From 5.0 to 5.2 there have been quite a bit of niceties added such as

  • filter_input (easy way to santitize user input)
  • json_encode/json_decode
  • ZipArchive (create and unpack zip files)
  • PDO (allows me to access SQLite databases and serves has an abstraction to other databases)

When PHP 5.3 comes out of alpha/beta I'll probably use the namespaces.

Another thing that has changed since 2004 is the free developer tools are now pretty awesome, the best two are:

  • Eclipse PDT (see my step-by-step workshop on how to get an Eclipse PDT developement environment running on your machine in 30 minutes)
  • Netbeans 6.3 for PHP yesterday I just tried out Netbeans 6.3 for PHP which has some very nice features missing in Eclipse such as easy-to-create macros, I also saw that it has SVN and CVS in a dropdown menu and drag-in web services, etc. This is worth spending a couple hours with to see if it's for you.
  • I've been on some teams which have purchase the Zend Studio based on eclipse for the profiler and debugger, but generally you can build this stuff with opensource tools, plug-ins, etc.

Currently I am getting back into ASP.NET, this time ASP.NET MVC which is not "web development for VB6 developers" as was ASP.NET Webforms but is is more Ruby-on-Rails-like in its approach, which also allows you to write test-driven apps more easily.
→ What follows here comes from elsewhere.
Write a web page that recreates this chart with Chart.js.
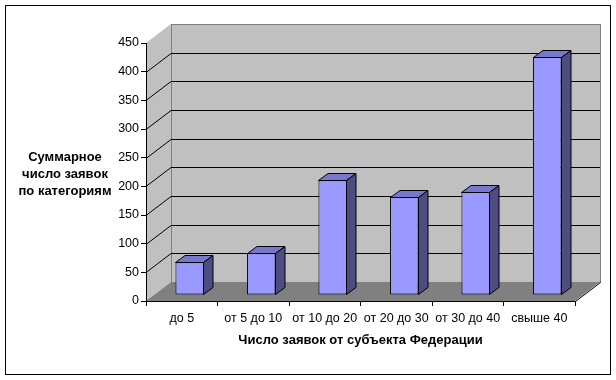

I have to say that moving from PHP to C# now is quite enjoyable, I love the following:

  • LINQ: a unique way to query almost anything including arrays, XML files and SQL databases, brilliant
  • just that fact that everything is type-safe and caught at compile time, very nice
  • intellisense of Visual Studio (even the free Visual Web Developer Express) is better than Eclipse/PHP
  • ability to overload methods and constructors and other niceties such as the properties in C#
  • and the Microsoft's speed of innovation in the last couple years is exciting: ASP.NET MVC, Silverlight, WPF, WCF, LINQ, Azure, Oslo...

Alas, the best of both worlds is where its at.